One of the highlights of being President is announcing the following year’s British Neuropsychiatry Association’s AGM.

The 2016 AGM will be held at the Royal College of Surgeons in London on 11th and 12th February. At the February 2015 meeting it was a particular pleasure to have so many neurologists and psychologists attending. The primary aim of the BNPA is to bring different professional groups together in order to enhance our knowledge and understanding of brain disorders and as a consequence improve the quality of care we give to our patients, so if you enjoyed last year, and you all seemed to, come again: and better still bring a friend or colleague along. The quality of meeting is dependent on the delegates!

In 2016 we will be taking a developmental perspective on adult disorders. The phrase ‘funny-looking’ is common occurrence in clinic. I feel sure I am looking at a neurodevelopmental problem but I don’t really know where to begin…all will be explained.

We have known for years that aversive experience in childhood can lead to depression in adults – but have you ever wondered what the mechanism is and importantly why some people are resilient and some are not? Can the risks of adversity be passed between generations? The epigenetics of depression may hold the answers.
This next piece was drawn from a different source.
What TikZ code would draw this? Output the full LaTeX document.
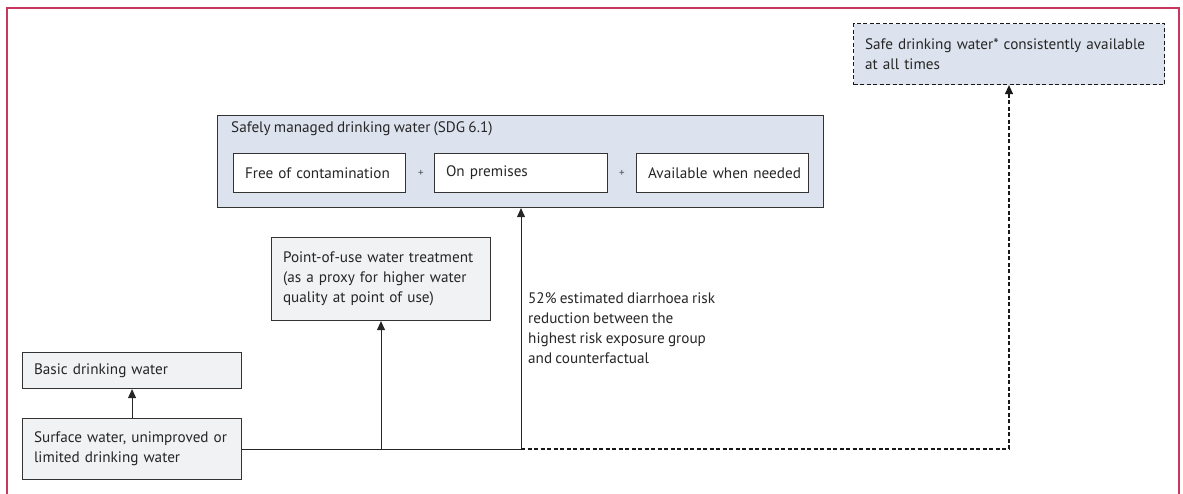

Epilepsy used to be simple – we had generalised seizures that were presumed genetic and focal ones caused by a lesion. Not any more- there is an increasing awareness of genetic focal seizures. How do we approach this in clinic? Attention Deficit Hyperactivity Disorder and its management with Ritalin has been debated for years – but what are the effects on adults, and, more importantly, what should we be doing for adults with these complaints.

The afternoon will hear this year’s JNNP lecture by Professor Francesca Happe on autism, the junior members’ prize papers and research updates on novel therapeutics in epilepsy and sleep and psychiatric disorders.

The Friday will focus on language and its complexities. Thomas Bak will take us through a general introduction, outlining the structure and function of human language. Jonathan Schott will get us up to date with new understandings of primary progressive aphasia and what study of this group of degenerative disorders tells us about language. The term ‘knights move thinking’ seems to stick in every medical students mind but what actually is formal thought disorder in schizophrenia?

David Linden will explain the complexities of this understudied condition. The commonest language disorder most of us encounter is aphasia after stroke – but what we really want to know is what is its prognosis and what can we do to treat it?

The 2016 BNPA medal will be awarded to Professor Chris Frith whose pioneering work in neuroscience will be known to many with his insights into the cognitive basis of schizophrenia, passivity phenomena, and delusions. He has currently started a new line of enquiry and his medal lecture “Co-operation and Consciousness” sounds fascinating.

The meeting will draw to a close with the BNPA debate; the Rev Professor Alasdair Coles and Professor Anil Seth will discuss ‘Is there room in a modern concept of psyche for a soul and spirituality’, but as ever at BNPA debates it is what you the delegates think that may offer most insights.

I hope you will share the sense of excitement that I, and my fellow directors, have for this programme and that we will see as many of you as possible in London.